At the end of November, a month after it was announced, Simon Stevens said that the scheme would not be renewed after March. But the damage has been done and a line has been crossed. This debacle is just the latest example of a medical culture, promoted by successive governments over the last twenty years, that rewards over-diagnosis and the prescription of drugs over personalised, professional care. Clinical trials, often funded by drug companies, show the benefit of a particular medication in a select population, usually people under 75, who suffer from a single or perhaps two conditions. Those results are then extrapolated to very different populations – older, frailer, more likely to suffer side effects and with multiple complicating conditions – and guidelines issued urging prescriptions of higher-dose drugs to these broader populations. The dementia initiative was unacceptable because it was the most flagrantly immoral example yet seen of the introduction of financial bias into what should be the protected space of the consulting room.

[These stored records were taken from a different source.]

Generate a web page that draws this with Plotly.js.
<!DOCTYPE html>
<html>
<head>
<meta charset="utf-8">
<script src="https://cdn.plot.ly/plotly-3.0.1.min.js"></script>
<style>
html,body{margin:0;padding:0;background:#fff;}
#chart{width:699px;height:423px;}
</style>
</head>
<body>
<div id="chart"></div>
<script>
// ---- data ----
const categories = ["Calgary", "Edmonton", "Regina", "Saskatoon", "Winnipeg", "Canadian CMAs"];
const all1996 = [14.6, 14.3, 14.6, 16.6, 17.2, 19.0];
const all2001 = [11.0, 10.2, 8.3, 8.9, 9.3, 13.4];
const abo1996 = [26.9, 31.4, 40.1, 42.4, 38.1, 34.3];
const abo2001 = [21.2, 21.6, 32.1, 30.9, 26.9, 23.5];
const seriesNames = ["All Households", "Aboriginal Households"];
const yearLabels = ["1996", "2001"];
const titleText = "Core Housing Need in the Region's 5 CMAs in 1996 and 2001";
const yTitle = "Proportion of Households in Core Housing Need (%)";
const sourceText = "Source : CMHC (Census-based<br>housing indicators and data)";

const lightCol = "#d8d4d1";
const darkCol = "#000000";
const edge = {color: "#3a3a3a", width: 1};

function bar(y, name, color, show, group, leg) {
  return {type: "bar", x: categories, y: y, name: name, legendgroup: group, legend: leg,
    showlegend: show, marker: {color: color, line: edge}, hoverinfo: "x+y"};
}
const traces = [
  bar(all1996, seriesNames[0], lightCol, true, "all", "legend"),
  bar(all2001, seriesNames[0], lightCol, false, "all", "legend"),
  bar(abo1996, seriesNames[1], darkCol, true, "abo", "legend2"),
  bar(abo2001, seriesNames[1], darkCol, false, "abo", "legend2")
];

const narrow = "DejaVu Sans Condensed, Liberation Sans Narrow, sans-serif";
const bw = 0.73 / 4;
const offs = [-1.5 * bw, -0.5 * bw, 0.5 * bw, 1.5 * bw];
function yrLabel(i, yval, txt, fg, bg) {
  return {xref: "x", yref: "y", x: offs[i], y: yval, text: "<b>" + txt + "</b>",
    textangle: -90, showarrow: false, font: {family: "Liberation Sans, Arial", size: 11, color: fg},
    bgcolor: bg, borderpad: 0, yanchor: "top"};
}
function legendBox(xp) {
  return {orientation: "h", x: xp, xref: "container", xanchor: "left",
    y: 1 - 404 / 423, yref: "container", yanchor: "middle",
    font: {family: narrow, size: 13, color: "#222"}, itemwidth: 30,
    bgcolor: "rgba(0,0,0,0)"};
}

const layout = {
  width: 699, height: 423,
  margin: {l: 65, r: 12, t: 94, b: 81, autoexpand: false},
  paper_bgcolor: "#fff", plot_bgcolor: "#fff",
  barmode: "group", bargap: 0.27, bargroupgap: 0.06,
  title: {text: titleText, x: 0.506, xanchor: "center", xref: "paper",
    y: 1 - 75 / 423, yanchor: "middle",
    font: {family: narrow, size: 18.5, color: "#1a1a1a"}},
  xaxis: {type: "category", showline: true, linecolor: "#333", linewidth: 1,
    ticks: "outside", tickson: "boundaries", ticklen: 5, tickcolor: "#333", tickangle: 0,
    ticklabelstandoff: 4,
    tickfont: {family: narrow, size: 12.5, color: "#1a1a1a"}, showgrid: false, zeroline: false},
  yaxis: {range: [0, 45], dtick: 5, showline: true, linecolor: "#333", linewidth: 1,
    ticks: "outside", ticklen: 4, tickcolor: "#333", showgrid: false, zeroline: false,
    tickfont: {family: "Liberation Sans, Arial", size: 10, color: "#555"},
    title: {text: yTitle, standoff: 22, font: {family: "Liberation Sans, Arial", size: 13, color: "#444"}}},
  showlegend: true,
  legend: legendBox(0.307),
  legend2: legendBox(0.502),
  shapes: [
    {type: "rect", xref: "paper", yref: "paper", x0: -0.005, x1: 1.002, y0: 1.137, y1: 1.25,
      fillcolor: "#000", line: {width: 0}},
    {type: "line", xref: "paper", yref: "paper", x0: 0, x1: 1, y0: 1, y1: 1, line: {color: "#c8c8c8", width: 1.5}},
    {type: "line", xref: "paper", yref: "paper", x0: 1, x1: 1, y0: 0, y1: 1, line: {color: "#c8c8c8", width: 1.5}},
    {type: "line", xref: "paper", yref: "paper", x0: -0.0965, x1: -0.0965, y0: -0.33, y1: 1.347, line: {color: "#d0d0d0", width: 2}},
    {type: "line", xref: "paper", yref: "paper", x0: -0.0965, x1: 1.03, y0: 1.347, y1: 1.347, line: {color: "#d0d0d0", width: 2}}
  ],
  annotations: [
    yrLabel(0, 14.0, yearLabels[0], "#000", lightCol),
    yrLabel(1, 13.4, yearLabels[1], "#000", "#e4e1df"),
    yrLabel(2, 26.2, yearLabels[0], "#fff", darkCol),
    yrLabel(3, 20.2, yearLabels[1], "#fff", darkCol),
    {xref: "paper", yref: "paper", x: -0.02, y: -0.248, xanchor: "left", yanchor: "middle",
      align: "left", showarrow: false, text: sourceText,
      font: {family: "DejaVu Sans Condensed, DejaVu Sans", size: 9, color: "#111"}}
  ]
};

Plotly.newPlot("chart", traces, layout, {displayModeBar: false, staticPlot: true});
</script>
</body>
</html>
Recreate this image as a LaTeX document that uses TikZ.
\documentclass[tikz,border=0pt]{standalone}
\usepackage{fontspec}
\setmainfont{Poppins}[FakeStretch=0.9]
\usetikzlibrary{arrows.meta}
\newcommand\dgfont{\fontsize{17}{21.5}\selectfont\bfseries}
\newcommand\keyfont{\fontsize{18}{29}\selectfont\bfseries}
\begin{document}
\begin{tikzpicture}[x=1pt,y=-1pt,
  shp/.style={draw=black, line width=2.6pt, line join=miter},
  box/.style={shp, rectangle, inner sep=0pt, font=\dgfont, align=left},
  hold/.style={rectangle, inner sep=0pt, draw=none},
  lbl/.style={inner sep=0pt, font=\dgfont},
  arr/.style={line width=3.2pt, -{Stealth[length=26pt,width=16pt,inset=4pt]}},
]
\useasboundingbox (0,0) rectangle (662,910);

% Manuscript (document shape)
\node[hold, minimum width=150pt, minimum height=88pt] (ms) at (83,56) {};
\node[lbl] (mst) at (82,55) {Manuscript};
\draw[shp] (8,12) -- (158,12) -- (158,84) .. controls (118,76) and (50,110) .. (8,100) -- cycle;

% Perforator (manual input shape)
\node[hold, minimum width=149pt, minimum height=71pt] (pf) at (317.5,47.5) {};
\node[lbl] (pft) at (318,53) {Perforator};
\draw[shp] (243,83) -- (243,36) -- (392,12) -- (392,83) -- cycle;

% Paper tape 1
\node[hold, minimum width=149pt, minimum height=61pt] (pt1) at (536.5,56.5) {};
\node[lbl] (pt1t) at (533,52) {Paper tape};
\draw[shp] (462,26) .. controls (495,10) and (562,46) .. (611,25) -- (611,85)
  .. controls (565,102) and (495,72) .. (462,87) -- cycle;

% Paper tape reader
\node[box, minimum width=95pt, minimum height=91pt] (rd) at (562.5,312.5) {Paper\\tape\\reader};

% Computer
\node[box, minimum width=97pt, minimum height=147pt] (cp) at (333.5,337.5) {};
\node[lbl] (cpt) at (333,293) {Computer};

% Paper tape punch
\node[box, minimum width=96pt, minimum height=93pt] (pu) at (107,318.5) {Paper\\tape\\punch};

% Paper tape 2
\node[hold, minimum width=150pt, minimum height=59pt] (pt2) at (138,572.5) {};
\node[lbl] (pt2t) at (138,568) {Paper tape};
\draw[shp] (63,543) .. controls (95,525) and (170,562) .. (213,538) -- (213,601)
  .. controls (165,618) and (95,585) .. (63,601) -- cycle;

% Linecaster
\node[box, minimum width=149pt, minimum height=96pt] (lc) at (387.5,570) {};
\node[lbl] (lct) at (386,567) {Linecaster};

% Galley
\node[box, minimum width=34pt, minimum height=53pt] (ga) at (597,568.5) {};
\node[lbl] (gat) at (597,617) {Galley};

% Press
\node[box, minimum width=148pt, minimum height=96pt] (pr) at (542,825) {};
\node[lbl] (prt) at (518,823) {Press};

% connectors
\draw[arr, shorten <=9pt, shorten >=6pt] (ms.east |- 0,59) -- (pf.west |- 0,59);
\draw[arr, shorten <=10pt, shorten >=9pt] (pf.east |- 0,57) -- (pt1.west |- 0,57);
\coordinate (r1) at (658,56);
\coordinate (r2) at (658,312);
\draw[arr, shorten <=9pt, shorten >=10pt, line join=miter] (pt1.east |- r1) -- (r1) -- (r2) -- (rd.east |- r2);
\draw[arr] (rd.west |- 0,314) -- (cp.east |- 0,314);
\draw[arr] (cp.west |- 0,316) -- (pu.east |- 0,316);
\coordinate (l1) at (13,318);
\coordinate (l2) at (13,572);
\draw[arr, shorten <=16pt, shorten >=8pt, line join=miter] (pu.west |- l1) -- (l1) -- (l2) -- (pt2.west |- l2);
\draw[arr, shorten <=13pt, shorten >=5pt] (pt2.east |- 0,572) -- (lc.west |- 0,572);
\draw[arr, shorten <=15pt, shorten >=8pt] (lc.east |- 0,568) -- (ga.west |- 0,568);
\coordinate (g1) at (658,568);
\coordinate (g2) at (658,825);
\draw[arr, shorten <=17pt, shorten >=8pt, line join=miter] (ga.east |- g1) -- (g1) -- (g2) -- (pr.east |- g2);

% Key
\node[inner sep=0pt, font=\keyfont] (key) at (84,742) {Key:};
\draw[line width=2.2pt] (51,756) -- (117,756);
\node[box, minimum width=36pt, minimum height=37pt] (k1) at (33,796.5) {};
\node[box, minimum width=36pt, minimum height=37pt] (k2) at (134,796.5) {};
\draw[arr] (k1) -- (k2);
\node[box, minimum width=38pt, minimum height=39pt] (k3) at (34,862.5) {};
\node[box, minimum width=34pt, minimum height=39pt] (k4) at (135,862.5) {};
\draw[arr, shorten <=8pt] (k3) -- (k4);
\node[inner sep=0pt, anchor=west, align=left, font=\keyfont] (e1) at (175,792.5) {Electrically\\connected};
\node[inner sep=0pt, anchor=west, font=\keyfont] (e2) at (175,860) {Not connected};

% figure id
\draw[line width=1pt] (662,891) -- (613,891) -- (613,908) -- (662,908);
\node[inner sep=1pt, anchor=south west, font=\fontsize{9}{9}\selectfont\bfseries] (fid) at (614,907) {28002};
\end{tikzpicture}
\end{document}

It wasn’t always protected. In February 1948 Aneurin Bevan gave a speech to Parliament in which he deplored doctors’ resistance – organised by the BMA – to the establishment of a new National Health Service. Some doctors, Bevan said, talked as if their private practice was the glory of the profession. ‘What should be the glory of the profession,’ he said, ‘is that a doctor should be able to meet his patients with no financial anxiety.’ He wanted the issue of payment taken out of the consulting room, so that it wouldn’t taint the clinician’s decisions, or erode the patient’s trust. He urged the Conservative Party to help pass the act against the wishes of doctors’ representatives: ‘We ought to take pride in the fact that, despite our financial and economic anxieties, we are still able to do the most civilised thing in the world – put the welfare of the sick in front of every other consideration.’ It is a measure of the success of the NHS that it is doctors who are now defending Bevan’s vision, while the current minister for health would have us grasping after the money.